Each morning as a part of our workshop we were asked to go outside and spend twenty minutes in silence. On the day following my close encounter with the Milky Way I spent my twenty minutes laying down on a large stone beside a giant cottonwood tree looking up at the sky. The sky was a beautiful blue, punctuated with fluffy white clouds. After a while it dawned on me that I was looking up in the same area I beheld the stars the night before and that those stars were still there extending their light. Because of the brightness of the sun the stars could not be seen but they were there nonetheless. This was, of course, something I already knew, but it did drive home a truth that I had not pondered previously—some manifestations of God’s glory can only be experienced in darkness.
While at the Ghost Ranch I finished reading Barbara Brown Taylor’s new book, Learning to Walk in the Dark. This inspirational work has made me look at darkness in a new way. She offers many compelling reasons to embrace the darkness, both physical and spiritual. At one point Taylor writes, “If we turn away from darkness on principle, doing everything we can to avoid it because there is simply no telling what it contains, isn’t there a chance that what we are running away from is God?”
I am convinced more than ever that we must learn to approach the dark periods of our life in a new light. We tend to think of darkness in negative terms but it may well be that the darkness is needed at times for God’s glory to be revealed. There are lessons that God can only teach us, things that the Creator can only show us, in the dark seasons of our life. This doesn’t necessarily make those dark seasons easier to endure but it does offer us a glimmer of hope—that in the darkness we may just see a light or manifestation of God that could not be seen otherwise.
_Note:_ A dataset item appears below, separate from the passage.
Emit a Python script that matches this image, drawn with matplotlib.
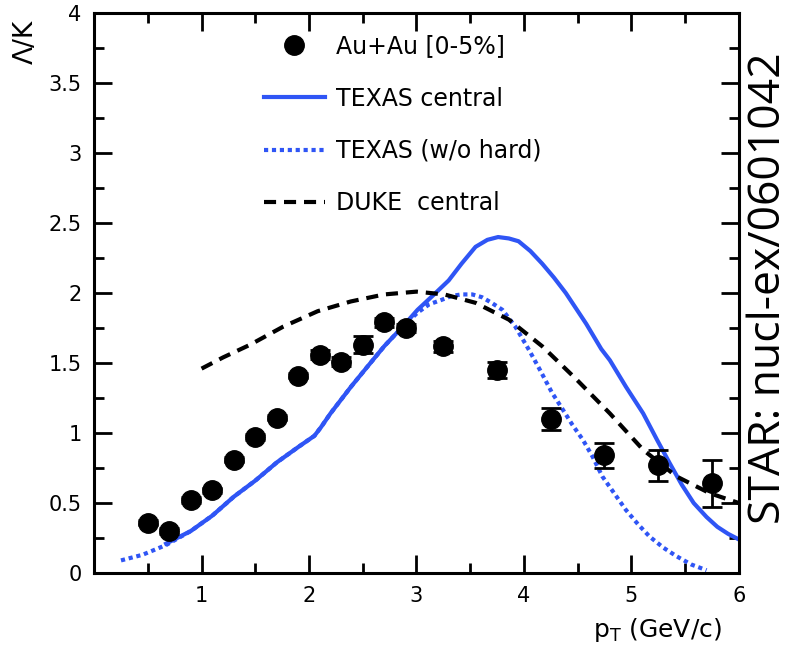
import matplotlib
matplotlib.use('Agg')
import matplotlib.pyplot as plt

# data points Au+Au 0-5%
pt = [0.5, 0.7, 0.9, 1.1, 1.3, 1.5, 1.7, 1.9, 2.1, 2.3, 2.5, 2.7, 2.9, 3.25, 3.75, 4.25, 4.75, 5.25, 5.75]
ratio = [0.36, 0.30, 0.52, 0.59, 0.81, 0.97, 1.11, 1.41, 1.56, 1.51, 1.63, 1.79, 1.75, 1.62, 1.45, 1.10, 0.84, 0.77, 0.64]
err = [0.02, 0.02, 0.02, 0.02, 0.02, 0.02, 0.02, 0.02, 0.03, 0.03, 0.06, 0.03, 0.03, 0.04, 0.06, 0.08, 0.09, 0.11, 0.17]

# TEXAS central
tx_x = [0.67, 0.9, 1.1, 1.3, 1.5, 1.7, 1.9, 2.05, 2.11, 2.2, 2.39, 2.55, 2.7, 2.86, 3.01, 3.15, 3.3, 3.42, 3.55,
        3.66, 3.76, 3.86, 3.95, 4.06, 4.17, 4.28, 4.39, 4.58, 4.72, 4.8, 4.95, 5.11, 5.24, 5.36, 5.47, 5.58,
        5.7, 5.8, 5.9, 6.0]
tx_y = [0.21, 0.30, 0.41, 0.545, 0.66, 0.79, 0.90, 0.98, 1.04, 1.14, 1.33, 1.48, 1.62, 1.75, 1.88, 1.98, 2.09, 2.21, 2.33,
        2.38, 2.40, 2.39, 2.37, 2.30, 2.21, 2.11, 2.00, 1.78, 1.60, 1.52, 1.33, 1.14, 0.95, 0.78, 0.63, 0.50,
        0.40, 0.33, 0.28, 0.24]

# TEXAS w/o hard
th_x = [0.25, 0.45, 0.67, 0.9, 1.1, 1.3, 1.5, 1.7, 1.9, 2.05, 2.11, 2.2, 2.39, 2.55, 2.7, 2.86, 3.01, 3.12, 3.23,
        3.33, 3.42, 3.52, 3.61, 3.7, 3.8, 3.92, 4.05, 4.15, 4.26, 4.36, 4.45, 4.55, 4.64, 4.73, 4.84, 4.95,
        5.06, 5.17, 5.3, 5.42, 5.56, 5.7]
th_y = [0.09, 0.13, 0.20, 0.30, 0.41, 0.545, 0.66, 0.79, 0.90, 0.98, 1.04, 1.14, 1.33, 1.48, 1.62, 1.75, 1.86, 1.92, 1.95,
        1.98, 1.99, 1.99, 1.97, 1.93, 1.88, 1.76, 1.59, 1.45, 1.29, 1.17, 1.06, 0.95, 0.83, 0.69, 0.57, 0.45,
        0.35, 0.26, 0.18, 0.12, 0.06, 0.02]

# DUKE central
dk_x = [1.0, 1.2, 1.45, 1.76, 2.08, 2.39, 2.7, 3.0, 3.26, 3.55, 3.86, 4.17, 4.48, 4.8, 5.11, 5.42, 5.73, 6.0]
dk_y = [1.46, 1.54, 1.63, 1.76, 1.87, 1.94, 1.99, 2.01, 1.99, 1.93, 1.81, 1.62, 1.39, 1.14, 0.88, 0.69, 0.57, 0.50]

blue = '#2f55f5'
fs = 15
lfs = 17

fig = plt.figure(figsize=(7.91, 6.53), dpi=100)
ax = fig.add_axes([0.119, 0.1225, 0.815, 0.8575])

ax.plot(tx_x, tx_y, color=blue, lw=3, label='TEXAS central')
ax.plot(th_x, th_y, color=blue, lw=3, linestyle=(0, (1, 0.9)), label='TEXAS (w/o hard)')
ax.plot(dk_x, dk_y, color='black', lw=3, linestyle=(0, (2.9, 1.9)), label='DUKE  central')
ax.errorbar(pt, ratio, yerr=err, fmt='none', ecolor='black', elinewidth=2, capsize=7, capthick=2)
dots, = ax.plot(pt, ratio, 'o', color='black', markersize=14, label='Au+Au [0-5%]')

h, l = ax.get_legend_handles_labels()
order = [3, 0, 1, 2]
ax.legend([h[i] for i in order], [l[i] for i in order], frameon=False, fontsize=lfs,
          loc='upper left', bbox_to_anchor=(0.23, 1.0), handlelength=2.6,
          labelspacing=1.2, handletextpad=0.45)

ax.set_xlim(0, 6)
ax.set_ylim(0, 4)
ax.set_xticks([1, 2, 3, 4, 5, 6])
ax.set_xticks([0.5, 1.5, 2.5, 3.5, 4.5, 5.5], minor=True)
ax.set_yticks([0, 0.5, 1, 1.5, 2, 2.5, 3, 3.5, 4])
ax.set_yticklabels(['0', '0.5', '1', '1.5', '2', '2.5', '3', '3.5', '4'])
ax.set_yticks([0.25 + 0.5 * i for i in range(8)], minor=True)
ax.tick_params(which='both', direction='in', top=True, right=True, width=2, labelsize=fs, pad=9)
ax.tick_params(which='major', length=13)
ax.tick_params(which='minor', length=7)
for s in ax.spines.values():
    s.set_linewidth(2.2)

fig.text(0.032, 0.97, 'Λ/K', rotation=90, ha='center', va='top', fontsize=19)
fig.text(0.831, 0.035, r'$\mathregular{p_T}$ (GeV/c)', ha='center', va='center', fontsize=18)
fig.text(0.972, 0.559, 'STAR: nucl-ex/0601042', rotation=90, ha='center', va='center',
         fontsize=32, family='Open Sans')

fig.savefig('out.png', dpi=100)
The skies above New Mexico and the testimony of many of the saints of history all bear witness that this is true. When you find yourself in darkness—whether physical, spiritual or emotional—I encourage you to look for that which might not be seen otherwise. It may just be that it is in the darkness where you will see God the clearest.
–Chuck
(I took the images above at or near the Ghost Ranch in northern New Mexico this past week.)